Ryanair (FR, Dublin International) has called on Ireland’s transport minister, Eamon Ryan, to take “urgent action” to halt a “stupid decision” to cut the number of night-time flights at Dublin airport with six weeks’ notice.

Fingal County Council, the local authority that governs the area to the north of the Irish capital where the airport is located, has issued airport operator Dublin Airport Authority (DAA) with an enforcement notice giving it six weeks to comply with planning rules capping the number of flights at 2300L and 0700L (2200-0600Z) at 65.

Residents living near the flight path complain that their sleep is being severely disrupted and that aircraft noise increased when a second runway opened in August 2022 at a cost of EUR320 million euros (USD352 million). The cap was among the planning conditions imposed when the new North Runway was greenlighted in 2007.

However, the DAA has long opposed the night-flight limit, and chief executive Kenny Jacobs claims that enforcement will bring disruption for passengers close to the peak holiday season. With it, there will be fewer flights between 2300L and 0700L than was the case before the second runway opened, he said.

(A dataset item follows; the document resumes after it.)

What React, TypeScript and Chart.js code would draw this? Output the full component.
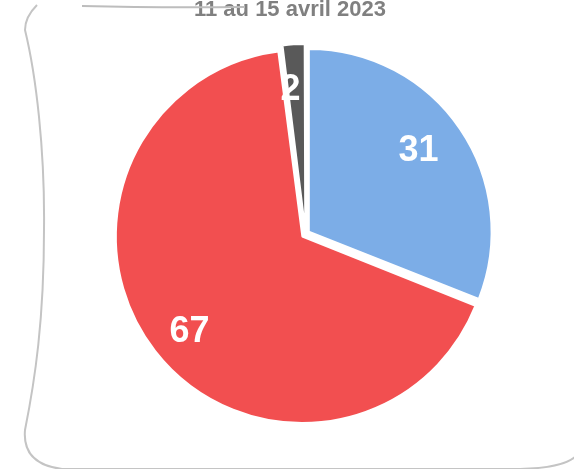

According to Ryanair, the municipality “cannot be allowed to dictate national aviation policy or restrict flights to/from Ireland at our national airport.” It added that “the airport will now be restricted to fewer flights than there were when there was only one runway.”

It suggested that Ryan shift the night-time restriction period to 1200L-0600L, which “would avoid disruption to the vast majority of first-wave flights which depart Dublin between 0600L and 0700L [and] allow Transatlantic flights which arrive early to land before the 6am curfew but would not result in significant flight restrictions.”

Fingal council “and a tiny number of neighbours cannot be allowed to damage or restrict air travel or connectivity to/from Ireland,” the carrier said.

Sabrina Joyce Kemper of the Fingal Organised Residents United Movement (Forum) told BBC News NI that the campaign was only asking for the existing rules to be obeyed. Ryanair is acting like a “petulant teenager”, she said, and has “no real grasp” on how the noise affects thousands of residents young and old, raising health concerns about disturbed sleep patterns.

Ryanair operates 65 routes out of Dublin as of the week starting August 7, the ch-aviation capacities module shows, accounting for 1,018 weekly frequencies.